The kinetic friction is the force of friction that occurs when the object is accelerating and the static friction is the force of friction that occurs when the object is at rest.

In the free body diagram given above, the all forces act on the box can be expressed as,

$m g+F_{fr}+N=0$

Here, m is the mass of the box, g is the acceleration due to gravity and $F_{fr}$ is the frictional force and N is the normal force.

The projected forces of x and y axis are expressed as,

$$\begin{gathered} m g \sin \alpha -F_{fr}=0 \\ N-m g \cos \alpha =0 \\ N=m g \cos \alpha \end{gathered}$$

From the above free body diagram the frictional force act on the box is expressed as,

$\begin{array}{rcl}{F}_{fr}& =& {\mu }_s N\\ & =& {\mu }_s m g \cos \alpha \end{array}$

Here, ${\mu }_s$ is the coefficient of static friction.
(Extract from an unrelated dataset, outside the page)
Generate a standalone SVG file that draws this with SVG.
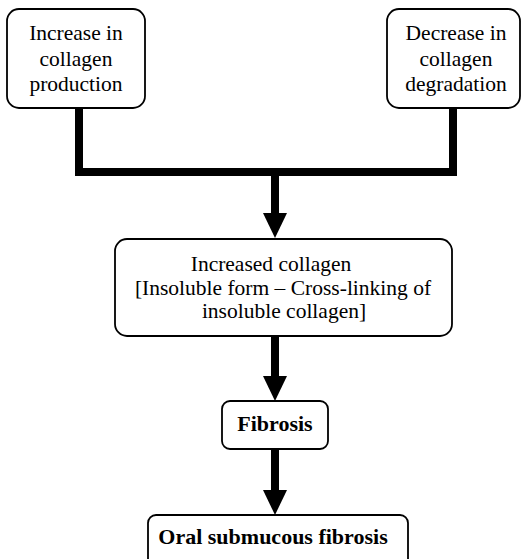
<svg xmlns="http://www.w3.org/2000/svg" width="522" height="559" viewBox="0 0 522 559">
<style>
.box{fill:#fff;stroke:#000;stroke-width:1.8}
text{font-family:'Liberation Serif','Times New Roman','DejaVu Serif',serif;font-size:21.5px;fill:#000;text-anchor:middle}
.b{font-weight:bold;font-size:22px}
.c{fill:none;stroke:#000;stroke-width:8;stroke-linejoin:miter}
</style>
<defs>
<marker id="ah" markerUnits="userSpaceOnUse" markerWidth="26" markerHeight="24" refX="0" refY="12" orient="auto" overflow="visible">
<path d="M0,0 L25,12 L0,24 Z" fill="#000"/>
</marker>
</defs>
<rect width="522" height="559" fill="#fff"/>
<g id="connectors">
<path class="c" d="M79,108 V172 H453 V108"/>
<path class="c" d="M275,172 V213" marker-end="url(#ah)"/>
<path class="c" d="M275,336 V376" marker-end="url(#ah)"/>
<path class="c" d="M275,449 V490" marker-end="url(#ah)"/>
</g>
<g id="increase" font-family="Liberation Serif, serif">
<rect class="box" x="7" y="9" width="138" height="99" rx="12"/>
<text x="76" y="40">Increase in</text>
<text x="76" y="66">collagen</text>
<text x="76" y="91">production</text>
</g>
<g id="decrease" font-family="Liberation Serif, serif">
<rect class="box" x="387" y="9" width="133" height="99" rx="12"/>
<text x="456" y="40">Decrease in</text>
<text x="456" y="66">collagen</text>
<text x="456" y="91">degradation</text>
</g>
<g id="increased" font-family="Liberation Serif, serif">
<rect class="box" x="115" y="239" width="337" height="97" rx="12"/>
<text x="271" y="271">Increased collagen</text>
<text x="283" y="295">[Insoluble form – Cross-linking of</text>
<text x="284" y="318">insoluble collagen]</text>
</g>
<g id="fibrosis" font-family="Liberation Serif, serif">
<rect class="box" x="222" y="401" width="106" height="48" rx="8"/>
<text class="b" x="275" y="431">Fibrosis</text>
</g>
<g id="osf" font-family="Liberation Serif, serif">
<rect class="box" x="148" y="515" width="260" height="60" rx="8"/>
<text class="b" x="273" y="544">Oral submucous fibrosis</text>
</g>
</svg>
Substitute the value of $F_{fr}$ and 0.35 for ${\mu }_s$ in the above equation.

 $$\begin{gathered} m g \sin \alpha -{\mu }_s m g \cos \alpha \\ \sin \alpha ={\mu }_s \cos \alpha \\ \tan \alpha =0.35 \\ \alpha ={\text{tan}}^{-1} (0.35) \end{gathered}$$

 $\alpha =19.29°$

Hence, the required angle is $19.29°$.

The projection of the forces on x axis can be expressed as,

 $$\begin{gathered} mg \sin \alpha -{\mu }_k mg \cos \alpha =ma \\ mg\left(\sin \alpha -{\mu }_k \cos \alpha \right)=ma \\ a=g\left(\sin \alpha -{\mu }_k \cos \alpha \right) \end{gathered}$$

Here, a is the acceleration, ${\mu }_k$ is the coefficient of kinetic friction.

Substitute $9.8m/s^2$ for g, $19.29°$ for $\alpha$ and 0.25 for ${\mu }_k$ in the above equation.

$\begin{array}{rcl}a& =& \left(9.8m/s^2\right)(\sin 19.29°-0.25\times \cos 19.29°)\\ & =& 0.931m/s^2\end{array}$

Hence, the required acceleration is $0.931m/s^2$.

The kinematic equation of the velocity is expressed as,

$$\begin{gathered} v^2=v_0^2+2 as \\ v=\sqrt{v_0^2+2 as} \end{gathered}$$ 

Here, v is the velocity of box after slide, $v_0$ is the initial velocity and a is the acceleration and s is the sliding distance.

Substitute 0m/s for $v_0$, $0.931m/s^2$ for a, and 5.0m for s in the above equation.

 $\begin{array}{rcl}v& =& \sqrt{0+2 (0.931m/s^2)(5.0m)}\\ & =& 3.05m/s\end{array}$

Hence, the required velocity is 3.05m/s.